To Comment Receivers:

1) Put yourself in your friend's shoes for half a second and try to see things from his/her perspective. She is probably clueless, but she means well. So he told you that your loved one is in a better place, or he mentioned that your new baby looks a little like a monkey. Maybe she had a harrowing birth experience and she just wishes she had been warned and she thinks she's saving you somehow by scaring the bejesus out of you. Be gracious. Your friend is a well-meaning idiot, but unless she's being genuinely and intentionally insulting, it's a good idea to chalk it up to bad communication and move on, especially if this is a friend you like and want to keep.

2) On that note, do you know you're allowed to tell your friends that they've hurt your feelings or insulted you? Or you can even verbally disagree with them so that they can understand in some way that maybe that wasn't the most sensitive comment they could have possibly made. I think a lot of people take comments that have hurt them silently, then let them sit on their hearts and maybe even take it to social media to complain there, but never saying a word directly to the person who (accidentally) hurt them. Not good for relationship building.

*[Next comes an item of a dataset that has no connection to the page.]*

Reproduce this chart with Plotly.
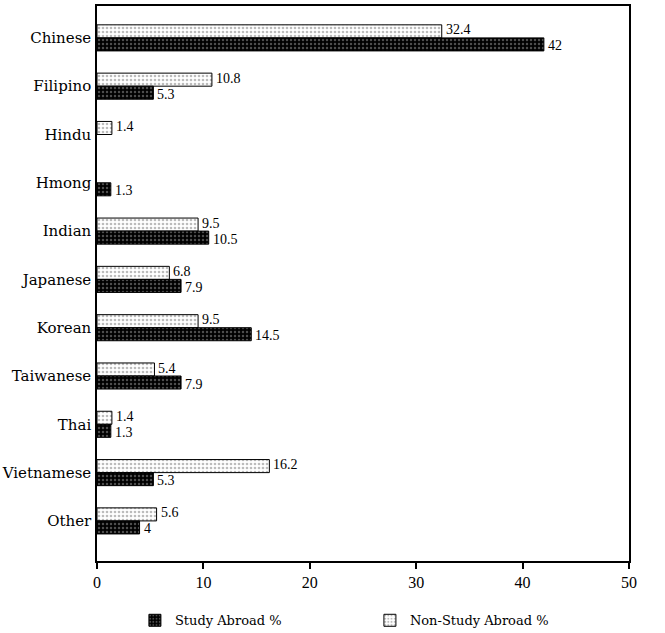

3) If a stranger has insulted you, it's open season. Vent to your friends, add it to your "Book of Bizarre Exchanges with Strangers," put it on Twitter, or have a good laugh about it. That person's opinion by all standards does not matter. These are the same people who write comments on YouTube. Remember the judgments you make about others in your own heart that you happen to have the good sense not to say out loud and move on with your life. Everyone is entitled to their own opinions, even if their opinions are hurtful or ignorant, and be thankful you live in a country where we can freely speak our sometimes empty minds.

I have found that everyone is very different, and what comforts one person might offend another. Try to remember your empathy lessons from kindergarten and remember - a plate of cookies never hurt anyone's feelings.

Unless they are on a Paleo diet and you were just too insensitive to remember that about them.